#### Exercise task
Reproduce exactly, and only, the lines of the material below running from the line bearing "Give me the Bokeh source for this chart." through the line bearing "y_range = Range1d(-4, 1.5)". Leave any pictures out.

#### Input rows
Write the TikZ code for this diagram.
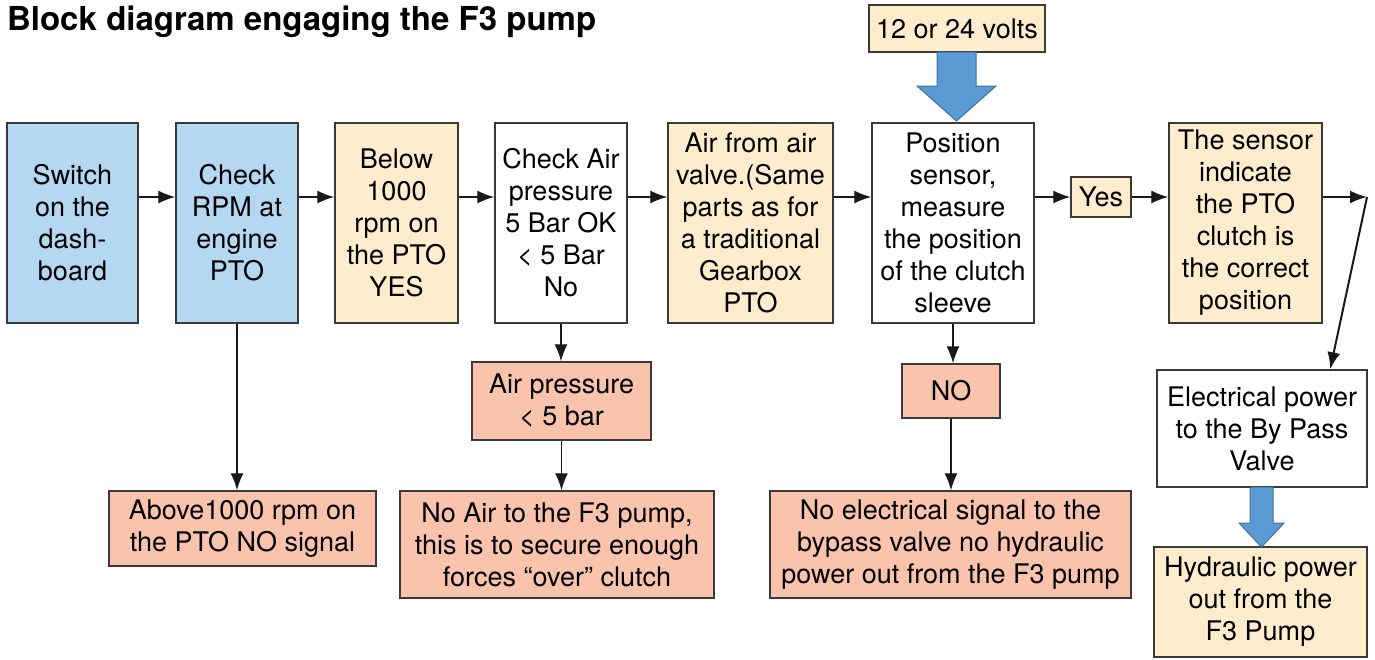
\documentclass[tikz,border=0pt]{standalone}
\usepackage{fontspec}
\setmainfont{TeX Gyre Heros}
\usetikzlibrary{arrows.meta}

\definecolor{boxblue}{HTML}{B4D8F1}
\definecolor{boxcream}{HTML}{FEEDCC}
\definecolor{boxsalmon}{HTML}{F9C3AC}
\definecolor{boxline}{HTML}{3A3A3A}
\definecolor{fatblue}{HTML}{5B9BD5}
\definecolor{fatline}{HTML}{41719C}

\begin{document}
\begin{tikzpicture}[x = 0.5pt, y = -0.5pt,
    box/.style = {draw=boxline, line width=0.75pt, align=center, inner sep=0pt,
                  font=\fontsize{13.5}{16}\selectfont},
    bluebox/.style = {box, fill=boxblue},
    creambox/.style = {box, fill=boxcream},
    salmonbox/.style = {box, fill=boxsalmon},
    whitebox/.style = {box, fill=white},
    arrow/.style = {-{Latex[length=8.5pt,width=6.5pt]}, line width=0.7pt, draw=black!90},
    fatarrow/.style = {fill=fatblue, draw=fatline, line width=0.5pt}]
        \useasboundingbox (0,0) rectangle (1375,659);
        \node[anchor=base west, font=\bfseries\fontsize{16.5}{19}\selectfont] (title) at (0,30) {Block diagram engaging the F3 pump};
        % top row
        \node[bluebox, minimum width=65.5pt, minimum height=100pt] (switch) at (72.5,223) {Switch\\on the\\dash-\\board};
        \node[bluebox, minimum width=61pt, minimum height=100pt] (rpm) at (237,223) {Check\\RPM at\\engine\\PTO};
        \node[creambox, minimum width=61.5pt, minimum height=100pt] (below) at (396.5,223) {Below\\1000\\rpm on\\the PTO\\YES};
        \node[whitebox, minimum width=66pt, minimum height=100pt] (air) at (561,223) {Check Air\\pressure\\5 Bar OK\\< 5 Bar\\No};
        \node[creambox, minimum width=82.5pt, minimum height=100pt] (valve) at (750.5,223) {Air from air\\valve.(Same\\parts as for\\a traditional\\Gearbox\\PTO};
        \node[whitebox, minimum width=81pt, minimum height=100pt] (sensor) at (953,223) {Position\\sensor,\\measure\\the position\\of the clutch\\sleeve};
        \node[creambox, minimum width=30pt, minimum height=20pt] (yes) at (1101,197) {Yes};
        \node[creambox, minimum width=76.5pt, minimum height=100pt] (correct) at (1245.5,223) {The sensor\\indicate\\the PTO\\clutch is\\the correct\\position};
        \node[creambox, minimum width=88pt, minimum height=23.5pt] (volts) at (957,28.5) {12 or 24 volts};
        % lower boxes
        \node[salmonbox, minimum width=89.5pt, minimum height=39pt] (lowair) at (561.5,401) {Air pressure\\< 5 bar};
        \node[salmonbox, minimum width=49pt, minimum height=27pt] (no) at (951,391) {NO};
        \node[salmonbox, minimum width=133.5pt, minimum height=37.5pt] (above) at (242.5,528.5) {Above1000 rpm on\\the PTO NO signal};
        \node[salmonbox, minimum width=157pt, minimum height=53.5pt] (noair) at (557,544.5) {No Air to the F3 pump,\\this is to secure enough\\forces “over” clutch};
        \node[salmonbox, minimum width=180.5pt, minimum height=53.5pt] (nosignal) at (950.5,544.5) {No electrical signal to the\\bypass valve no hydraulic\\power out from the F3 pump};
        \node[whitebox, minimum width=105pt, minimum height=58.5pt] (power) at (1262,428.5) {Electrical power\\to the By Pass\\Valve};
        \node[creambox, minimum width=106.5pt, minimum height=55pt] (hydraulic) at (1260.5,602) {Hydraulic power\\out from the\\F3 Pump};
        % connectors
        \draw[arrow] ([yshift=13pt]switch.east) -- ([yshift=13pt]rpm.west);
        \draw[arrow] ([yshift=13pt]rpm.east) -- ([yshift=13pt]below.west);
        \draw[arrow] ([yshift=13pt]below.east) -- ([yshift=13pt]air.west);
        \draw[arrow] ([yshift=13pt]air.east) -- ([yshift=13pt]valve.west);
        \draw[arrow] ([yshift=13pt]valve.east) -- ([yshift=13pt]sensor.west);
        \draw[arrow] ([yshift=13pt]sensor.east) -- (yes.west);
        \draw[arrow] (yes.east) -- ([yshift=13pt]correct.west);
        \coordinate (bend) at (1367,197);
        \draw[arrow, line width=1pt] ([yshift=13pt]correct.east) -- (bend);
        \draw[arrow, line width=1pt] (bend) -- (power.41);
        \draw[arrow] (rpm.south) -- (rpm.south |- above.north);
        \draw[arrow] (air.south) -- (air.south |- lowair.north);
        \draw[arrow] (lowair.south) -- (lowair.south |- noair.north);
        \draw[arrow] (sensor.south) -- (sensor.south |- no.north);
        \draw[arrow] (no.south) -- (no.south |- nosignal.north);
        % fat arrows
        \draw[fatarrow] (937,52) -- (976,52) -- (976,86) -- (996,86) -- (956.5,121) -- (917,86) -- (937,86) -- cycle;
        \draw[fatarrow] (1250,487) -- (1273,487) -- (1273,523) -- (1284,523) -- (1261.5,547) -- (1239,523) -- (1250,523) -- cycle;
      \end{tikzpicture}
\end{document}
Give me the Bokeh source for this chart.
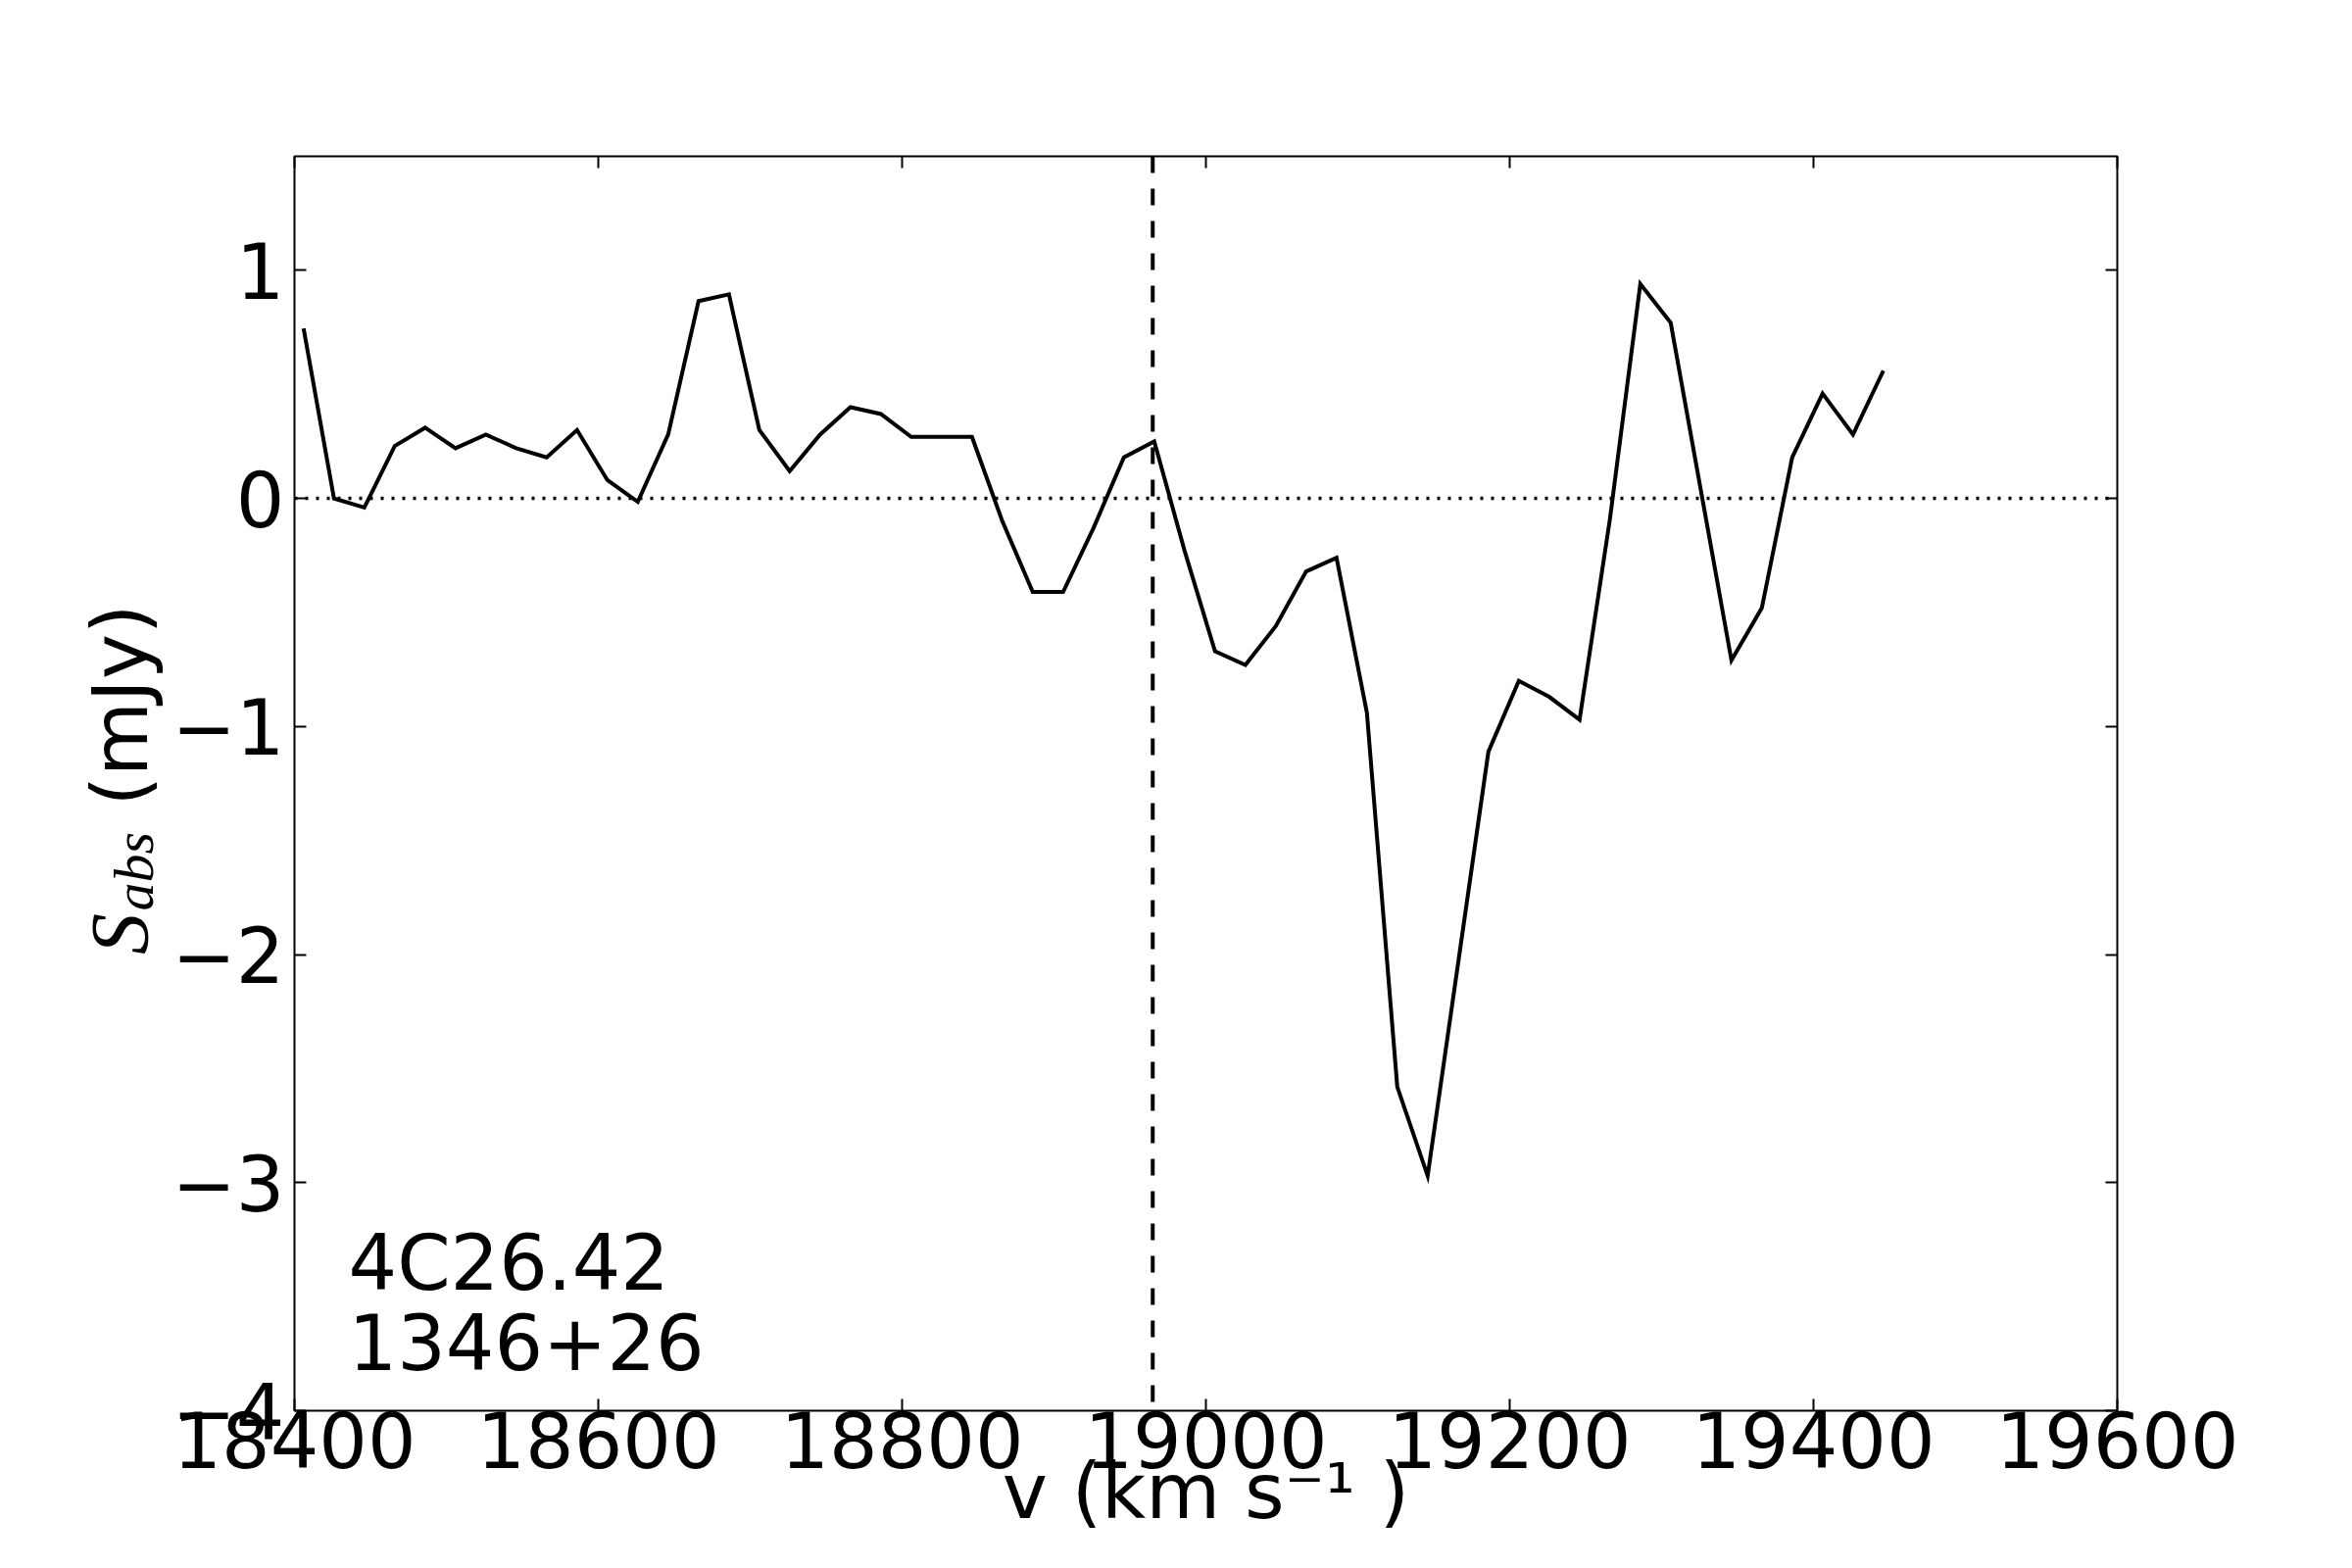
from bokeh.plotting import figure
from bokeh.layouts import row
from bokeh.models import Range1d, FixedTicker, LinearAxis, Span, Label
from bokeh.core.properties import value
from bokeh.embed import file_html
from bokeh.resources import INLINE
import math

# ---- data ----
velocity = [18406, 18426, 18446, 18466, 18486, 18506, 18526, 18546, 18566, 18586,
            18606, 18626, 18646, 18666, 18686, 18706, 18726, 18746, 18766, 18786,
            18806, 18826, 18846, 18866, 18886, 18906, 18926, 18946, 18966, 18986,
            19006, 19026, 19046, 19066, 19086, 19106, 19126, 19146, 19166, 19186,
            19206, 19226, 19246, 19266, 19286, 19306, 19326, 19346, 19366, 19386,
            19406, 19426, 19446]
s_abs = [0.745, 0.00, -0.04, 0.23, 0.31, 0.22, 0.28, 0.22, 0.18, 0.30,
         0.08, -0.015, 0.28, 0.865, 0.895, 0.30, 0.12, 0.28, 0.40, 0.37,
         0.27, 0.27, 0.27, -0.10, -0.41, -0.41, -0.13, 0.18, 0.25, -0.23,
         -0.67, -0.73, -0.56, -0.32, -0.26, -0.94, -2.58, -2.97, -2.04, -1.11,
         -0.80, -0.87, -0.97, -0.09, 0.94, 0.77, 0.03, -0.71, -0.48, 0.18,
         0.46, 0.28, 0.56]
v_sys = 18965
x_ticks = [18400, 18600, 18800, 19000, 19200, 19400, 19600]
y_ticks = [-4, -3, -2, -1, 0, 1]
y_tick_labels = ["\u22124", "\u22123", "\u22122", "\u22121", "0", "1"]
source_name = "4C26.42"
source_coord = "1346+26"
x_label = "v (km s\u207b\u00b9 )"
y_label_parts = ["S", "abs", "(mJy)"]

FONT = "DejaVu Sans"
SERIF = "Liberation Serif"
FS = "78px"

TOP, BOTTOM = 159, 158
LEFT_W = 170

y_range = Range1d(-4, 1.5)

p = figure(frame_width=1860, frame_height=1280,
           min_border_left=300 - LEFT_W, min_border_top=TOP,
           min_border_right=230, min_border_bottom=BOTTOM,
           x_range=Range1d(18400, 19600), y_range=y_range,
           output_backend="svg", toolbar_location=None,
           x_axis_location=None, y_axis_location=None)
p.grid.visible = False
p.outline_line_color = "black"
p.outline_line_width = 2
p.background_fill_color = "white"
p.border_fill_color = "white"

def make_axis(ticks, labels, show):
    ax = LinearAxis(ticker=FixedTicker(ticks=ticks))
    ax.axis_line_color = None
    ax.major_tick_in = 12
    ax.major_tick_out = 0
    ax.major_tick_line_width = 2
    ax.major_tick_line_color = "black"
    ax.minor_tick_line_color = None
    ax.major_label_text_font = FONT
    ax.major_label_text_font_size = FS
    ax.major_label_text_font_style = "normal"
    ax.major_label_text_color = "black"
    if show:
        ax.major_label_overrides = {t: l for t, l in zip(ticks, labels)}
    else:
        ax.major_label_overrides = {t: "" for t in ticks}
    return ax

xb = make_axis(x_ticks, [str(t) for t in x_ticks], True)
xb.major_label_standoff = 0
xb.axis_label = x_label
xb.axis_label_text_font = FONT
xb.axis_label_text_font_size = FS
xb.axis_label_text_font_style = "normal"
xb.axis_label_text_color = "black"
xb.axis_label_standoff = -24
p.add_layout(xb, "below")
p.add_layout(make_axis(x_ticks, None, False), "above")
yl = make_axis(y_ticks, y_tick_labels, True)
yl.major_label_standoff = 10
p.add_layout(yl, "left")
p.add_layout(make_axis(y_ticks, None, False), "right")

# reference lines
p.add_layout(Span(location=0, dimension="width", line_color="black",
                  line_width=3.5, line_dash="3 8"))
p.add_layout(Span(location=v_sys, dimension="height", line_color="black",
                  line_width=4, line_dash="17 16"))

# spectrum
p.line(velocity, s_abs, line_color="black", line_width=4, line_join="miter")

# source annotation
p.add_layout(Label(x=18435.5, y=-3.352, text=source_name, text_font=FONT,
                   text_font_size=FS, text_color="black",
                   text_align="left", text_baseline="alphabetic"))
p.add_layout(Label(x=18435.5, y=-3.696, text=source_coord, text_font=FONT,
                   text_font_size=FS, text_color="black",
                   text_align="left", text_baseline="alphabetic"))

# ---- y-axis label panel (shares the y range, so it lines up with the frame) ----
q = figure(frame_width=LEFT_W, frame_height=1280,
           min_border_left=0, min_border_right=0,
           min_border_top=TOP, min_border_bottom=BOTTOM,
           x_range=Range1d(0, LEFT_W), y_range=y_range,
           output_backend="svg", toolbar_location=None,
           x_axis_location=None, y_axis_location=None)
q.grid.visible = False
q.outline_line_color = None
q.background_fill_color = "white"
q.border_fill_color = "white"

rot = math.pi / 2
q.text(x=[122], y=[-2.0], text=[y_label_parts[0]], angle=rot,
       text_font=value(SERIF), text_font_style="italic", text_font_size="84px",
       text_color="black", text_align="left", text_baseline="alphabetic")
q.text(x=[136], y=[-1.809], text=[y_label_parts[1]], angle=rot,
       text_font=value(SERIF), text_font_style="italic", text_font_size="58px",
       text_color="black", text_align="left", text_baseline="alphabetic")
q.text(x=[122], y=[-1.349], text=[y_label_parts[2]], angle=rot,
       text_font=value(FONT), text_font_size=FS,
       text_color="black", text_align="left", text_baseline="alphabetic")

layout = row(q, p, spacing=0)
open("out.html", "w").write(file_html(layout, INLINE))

#### Complete output
Give me the Bokeh source for this chart.
from bokeh.plotting import figure
from bokeh.layouts import row
from bokeh.models import Range1d, FixedTicker, LinearAxis, Span, Label
from bokeh.core.properties import value
from bokeh.embed import file_html
from bokeh.resources import INLINE
import math

# ---- data ----
velocity = [18406, 18426, 18446, 18466, 18486, 18506, 18526, 18546, 18566, 18586,
            18606, 18626, 18646, 18666, 18686, 18706, 18726, 18746, 18766, 18786,
            18806, 18826, 18846, 18866, 18886, 18906, 18926, 18946, 18966, 18986,
            19006, 19026, 19046, 19066, 19086, 19106, 19126, 19146, 19166, 19186,
            19206, 19226, 19246, 19266, 19286, 19306, 19326, 19346, 19366, 19386,
            19406, 19426, 19446]
s_abs = [0.745, 0.00, -0.04, 0.23, 0.31, 0.22, 0.28, 0.22, 0.18, 0.30,
         0.08, -0.015, 0.28, 0.865, 0.895, 0.30, 0.12, 0.28, 0.40, 0.37,
         0.27, 0.27, 0.27, -0.10, -0.41, -0.41, -0.13, 0.18, 0.25, -0.23,
         -0.67, -0.73, -0.56, -0.32, -0.26, -0.94, -2.58, -2.97, -2.04, -1.11,
         -0.80, -0.87, -0.97, -0.09, 0.94, 0.77, 0.03, -0.71, -0.48, 0.18,
         0.46, 0.28, 0.56]
v_sys = 18965
x_ticks = [18400, 18600, 18800, 19000, 19200, 19400, 19600]
y_ticks = [-4, -3, -2, -1, 0, 1]
y_tick_labels = ["\u22124", "\u22123", "\u22122", "\u22121", "0", "1"]
source_name = "4C26.42"
source_coord = "1346+26"
x_label = "v (km s\u207b\u00b9 )"
y_label_parts = ["S", "abs", "(mJy)"]

FONT = "DejaVu Sans"
SERIF = "Liberation Serif"
FS = "78px"

TOP, BOTTOM = 159, 158
LEFT_W = 170

y_range = Range1d(-4, 1.5)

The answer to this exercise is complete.